Trixie had sounded oddly expectant when I’d called her from a pay phone outside a party store to ask if I could drop by. I suppose that someone who did what she did was always ready for anything. I had explained how Gracie had been found dead in the shoe tree, how she was extended family, how I had come at the behest of my mother, Gracie’s favorite aunt, to see if I could gain a clearer understanding of how she had lived her life, why it had ended.

“I don’t know,” she had said. “I don’t see what good it would do.”

“Maybe Gracie told you-”

“Yes, I’m aware that you’re a newspaper reporter. If her aunt sent you, I suppose I can show you a couple of things.”

The center was in a dreary brick building that looked like it might once have been a corner store or a bar, tucked into a neighborhood not far from the Ford factory across the river. The only thing identifying the center was a semicircular plaque hanging on the front door and carved with the words “Trixie’s Place.” Beneath the plaque hung a plain wooden cross painted along its borders in gold.

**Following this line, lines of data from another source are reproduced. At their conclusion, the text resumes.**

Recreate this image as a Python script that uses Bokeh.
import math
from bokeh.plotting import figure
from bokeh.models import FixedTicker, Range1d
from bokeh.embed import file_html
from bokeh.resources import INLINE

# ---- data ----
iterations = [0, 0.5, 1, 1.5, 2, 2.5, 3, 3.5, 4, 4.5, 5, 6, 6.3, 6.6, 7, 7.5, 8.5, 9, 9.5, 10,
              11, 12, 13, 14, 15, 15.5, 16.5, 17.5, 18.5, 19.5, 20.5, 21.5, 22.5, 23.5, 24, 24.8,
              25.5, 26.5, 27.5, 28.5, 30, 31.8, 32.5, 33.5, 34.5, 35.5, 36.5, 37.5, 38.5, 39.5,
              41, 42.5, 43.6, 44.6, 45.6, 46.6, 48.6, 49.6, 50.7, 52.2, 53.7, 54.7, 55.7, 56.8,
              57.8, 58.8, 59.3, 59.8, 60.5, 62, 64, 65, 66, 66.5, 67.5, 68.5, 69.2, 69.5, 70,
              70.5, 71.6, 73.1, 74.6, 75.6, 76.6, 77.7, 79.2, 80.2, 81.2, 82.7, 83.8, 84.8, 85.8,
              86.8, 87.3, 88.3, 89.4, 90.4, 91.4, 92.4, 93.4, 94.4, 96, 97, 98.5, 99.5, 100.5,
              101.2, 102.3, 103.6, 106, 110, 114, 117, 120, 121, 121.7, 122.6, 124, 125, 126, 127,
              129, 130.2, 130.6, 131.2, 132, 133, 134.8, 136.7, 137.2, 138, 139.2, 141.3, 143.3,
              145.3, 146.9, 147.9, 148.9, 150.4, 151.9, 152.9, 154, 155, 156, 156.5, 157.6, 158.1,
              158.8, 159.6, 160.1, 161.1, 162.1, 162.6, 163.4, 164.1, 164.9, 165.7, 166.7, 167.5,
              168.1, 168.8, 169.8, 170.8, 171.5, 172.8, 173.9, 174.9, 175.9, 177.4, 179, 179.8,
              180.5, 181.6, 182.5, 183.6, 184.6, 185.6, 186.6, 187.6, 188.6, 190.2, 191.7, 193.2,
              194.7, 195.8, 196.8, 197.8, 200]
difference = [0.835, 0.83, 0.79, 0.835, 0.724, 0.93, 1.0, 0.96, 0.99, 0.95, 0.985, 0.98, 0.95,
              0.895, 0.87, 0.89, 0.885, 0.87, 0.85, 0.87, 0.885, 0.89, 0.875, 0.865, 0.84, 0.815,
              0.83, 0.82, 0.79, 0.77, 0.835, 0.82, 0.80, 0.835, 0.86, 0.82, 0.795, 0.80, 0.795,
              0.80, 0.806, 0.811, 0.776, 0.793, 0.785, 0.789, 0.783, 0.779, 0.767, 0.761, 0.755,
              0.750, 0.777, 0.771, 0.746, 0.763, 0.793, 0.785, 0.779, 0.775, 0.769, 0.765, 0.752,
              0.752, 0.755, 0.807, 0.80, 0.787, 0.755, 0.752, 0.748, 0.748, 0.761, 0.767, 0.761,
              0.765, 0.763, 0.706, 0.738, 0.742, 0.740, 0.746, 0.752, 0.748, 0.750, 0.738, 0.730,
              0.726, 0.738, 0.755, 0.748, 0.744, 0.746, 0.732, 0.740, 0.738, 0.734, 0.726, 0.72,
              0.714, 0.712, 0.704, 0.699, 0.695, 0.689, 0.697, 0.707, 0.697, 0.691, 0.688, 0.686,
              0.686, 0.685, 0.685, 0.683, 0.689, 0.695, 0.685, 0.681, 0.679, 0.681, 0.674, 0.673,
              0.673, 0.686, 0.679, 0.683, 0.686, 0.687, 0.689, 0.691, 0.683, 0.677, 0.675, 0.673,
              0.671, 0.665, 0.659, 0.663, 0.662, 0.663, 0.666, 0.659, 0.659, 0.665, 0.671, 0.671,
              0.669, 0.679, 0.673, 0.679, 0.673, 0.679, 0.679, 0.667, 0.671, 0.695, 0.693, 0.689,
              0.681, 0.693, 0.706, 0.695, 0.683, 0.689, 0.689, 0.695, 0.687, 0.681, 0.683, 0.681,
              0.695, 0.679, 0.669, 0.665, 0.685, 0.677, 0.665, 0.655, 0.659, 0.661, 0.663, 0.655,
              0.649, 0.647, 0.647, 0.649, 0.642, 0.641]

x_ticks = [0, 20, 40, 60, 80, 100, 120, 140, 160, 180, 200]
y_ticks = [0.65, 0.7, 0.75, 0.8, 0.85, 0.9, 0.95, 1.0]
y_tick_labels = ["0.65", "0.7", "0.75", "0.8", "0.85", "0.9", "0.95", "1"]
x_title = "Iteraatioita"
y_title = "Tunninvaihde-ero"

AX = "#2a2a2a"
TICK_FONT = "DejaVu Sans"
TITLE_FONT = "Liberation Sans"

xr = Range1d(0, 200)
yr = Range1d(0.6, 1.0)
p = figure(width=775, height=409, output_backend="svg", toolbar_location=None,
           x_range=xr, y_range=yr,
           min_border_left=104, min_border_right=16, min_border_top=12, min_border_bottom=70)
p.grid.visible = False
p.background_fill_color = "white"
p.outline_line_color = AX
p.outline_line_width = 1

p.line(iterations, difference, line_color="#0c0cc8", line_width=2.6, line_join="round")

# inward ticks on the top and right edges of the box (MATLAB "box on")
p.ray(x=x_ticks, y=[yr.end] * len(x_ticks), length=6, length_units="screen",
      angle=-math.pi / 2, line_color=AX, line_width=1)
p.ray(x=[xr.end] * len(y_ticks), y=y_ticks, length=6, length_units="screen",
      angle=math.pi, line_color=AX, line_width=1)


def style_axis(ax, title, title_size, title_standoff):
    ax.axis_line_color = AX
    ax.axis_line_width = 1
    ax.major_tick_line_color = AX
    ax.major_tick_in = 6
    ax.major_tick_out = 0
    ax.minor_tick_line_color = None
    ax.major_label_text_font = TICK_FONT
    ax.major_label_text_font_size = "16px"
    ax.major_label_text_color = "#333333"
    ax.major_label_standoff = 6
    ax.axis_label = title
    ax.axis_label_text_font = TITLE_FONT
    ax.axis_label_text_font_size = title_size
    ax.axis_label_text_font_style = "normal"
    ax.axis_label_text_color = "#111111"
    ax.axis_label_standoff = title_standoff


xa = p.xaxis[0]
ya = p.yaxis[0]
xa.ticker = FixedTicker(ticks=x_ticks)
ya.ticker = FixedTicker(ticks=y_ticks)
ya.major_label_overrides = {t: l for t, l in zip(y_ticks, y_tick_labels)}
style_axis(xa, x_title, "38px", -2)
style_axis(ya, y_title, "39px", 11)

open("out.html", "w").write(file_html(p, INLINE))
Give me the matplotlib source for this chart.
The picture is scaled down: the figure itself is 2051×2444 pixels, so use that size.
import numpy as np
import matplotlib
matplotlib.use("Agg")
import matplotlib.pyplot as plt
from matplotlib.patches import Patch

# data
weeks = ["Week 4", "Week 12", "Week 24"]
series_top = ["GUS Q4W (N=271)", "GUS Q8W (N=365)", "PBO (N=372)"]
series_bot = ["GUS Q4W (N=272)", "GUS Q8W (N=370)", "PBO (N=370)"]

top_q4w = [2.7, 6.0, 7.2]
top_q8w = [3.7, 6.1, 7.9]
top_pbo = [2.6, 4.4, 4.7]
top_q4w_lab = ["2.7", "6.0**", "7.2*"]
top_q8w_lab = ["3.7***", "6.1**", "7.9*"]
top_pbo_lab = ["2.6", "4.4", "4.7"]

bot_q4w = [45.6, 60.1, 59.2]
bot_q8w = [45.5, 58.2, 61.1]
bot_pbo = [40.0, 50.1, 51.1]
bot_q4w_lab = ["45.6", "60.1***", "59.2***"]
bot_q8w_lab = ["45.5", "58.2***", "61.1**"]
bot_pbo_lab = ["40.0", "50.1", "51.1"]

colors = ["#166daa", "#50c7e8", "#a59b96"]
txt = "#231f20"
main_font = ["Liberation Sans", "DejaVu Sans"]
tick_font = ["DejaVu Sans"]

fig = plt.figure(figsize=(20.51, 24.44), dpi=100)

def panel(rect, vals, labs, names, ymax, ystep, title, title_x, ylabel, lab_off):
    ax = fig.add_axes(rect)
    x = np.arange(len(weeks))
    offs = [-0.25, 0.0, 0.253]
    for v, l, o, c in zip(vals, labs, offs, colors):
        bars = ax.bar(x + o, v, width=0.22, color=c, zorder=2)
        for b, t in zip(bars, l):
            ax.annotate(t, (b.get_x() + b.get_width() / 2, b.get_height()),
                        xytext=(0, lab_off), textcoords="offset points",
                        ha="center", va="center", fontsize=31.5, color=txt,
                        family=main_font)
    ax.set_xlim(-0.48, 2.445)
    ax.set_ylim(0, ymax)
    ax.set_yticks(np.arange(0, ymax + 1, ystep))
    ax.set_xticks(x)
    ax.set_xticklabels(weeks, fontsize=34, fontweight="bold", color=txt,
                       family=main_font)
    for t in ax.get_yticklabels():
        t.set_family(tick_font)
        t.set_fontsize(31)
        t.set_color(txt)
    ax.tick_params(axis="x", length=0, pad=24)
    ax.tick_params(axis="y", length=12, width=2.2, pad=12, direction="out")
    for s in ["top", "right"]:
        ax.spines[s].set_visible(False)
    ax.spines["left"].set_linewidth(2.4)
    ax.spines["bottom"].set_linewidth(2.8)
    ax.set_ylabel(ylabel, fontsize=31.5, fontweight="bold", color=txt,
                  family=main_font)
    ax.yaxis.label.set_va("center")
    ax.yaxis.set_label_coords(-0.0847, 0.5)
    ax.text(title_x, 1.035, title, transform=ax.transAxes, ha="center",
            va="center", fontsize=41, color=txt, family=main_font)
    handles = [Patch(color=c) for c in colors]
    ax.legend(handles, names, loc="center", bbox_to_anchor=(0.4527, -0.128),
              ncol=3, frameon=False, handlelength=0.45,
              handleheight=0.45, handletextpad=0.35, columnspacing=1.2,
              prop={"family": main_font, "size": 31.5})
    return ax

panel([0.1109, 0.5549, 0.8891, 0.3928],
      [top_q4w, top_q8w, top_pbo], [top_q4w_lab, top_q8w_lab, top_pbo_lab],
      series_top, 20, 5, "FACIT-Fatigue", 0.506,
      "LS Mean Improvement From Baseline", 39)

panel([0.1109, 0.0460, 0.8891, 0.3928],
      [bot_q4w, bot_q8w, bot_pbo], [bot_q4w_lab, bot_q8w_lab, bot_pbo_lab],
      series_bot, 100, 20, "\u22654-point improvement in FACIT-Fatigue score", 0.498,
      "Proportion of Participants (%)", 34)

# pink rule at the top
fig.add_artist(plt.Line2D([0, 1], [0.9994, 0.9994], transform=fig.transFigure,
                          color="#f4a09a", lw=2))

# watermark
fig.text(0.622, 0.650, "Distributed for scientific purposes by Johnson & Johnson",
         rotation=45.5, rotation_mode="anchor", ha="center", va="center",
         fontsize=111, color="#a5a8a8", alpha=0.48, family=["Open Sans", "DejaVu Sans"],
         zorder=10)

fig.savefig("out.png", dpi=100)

I had pushed the doorbell and immediately a buzzer had sounded and a woman’s voice had come over an intercom: “Step inside, please. I’ll be out in five.” I’d waited in a space barely bigger than a closet, gazing down at a floor of muddy tile. There wasn’t a sound until I’d heard footsteps descending stairs inside and then the jingle of keys. The inner door had opened and I had presumptuously begun to step inside when Trixie blocked my way, closed that door behind her, and pointed me to her car.

“Thank you for meeting me,” I said.

Trixie was steering her Honda Civic through another neighborhood of snug bungalows. I tried to watch the street signs to see if we had wound up back at Vend’s house. Trixie was taking rights and lefts and rights again, seemingly doubling back. I thought we’d gone down the same block twice but couldn’t be sure because the houses looked alike. I thought maybe she was trying to make it so confusing that I couldn’t find my way back.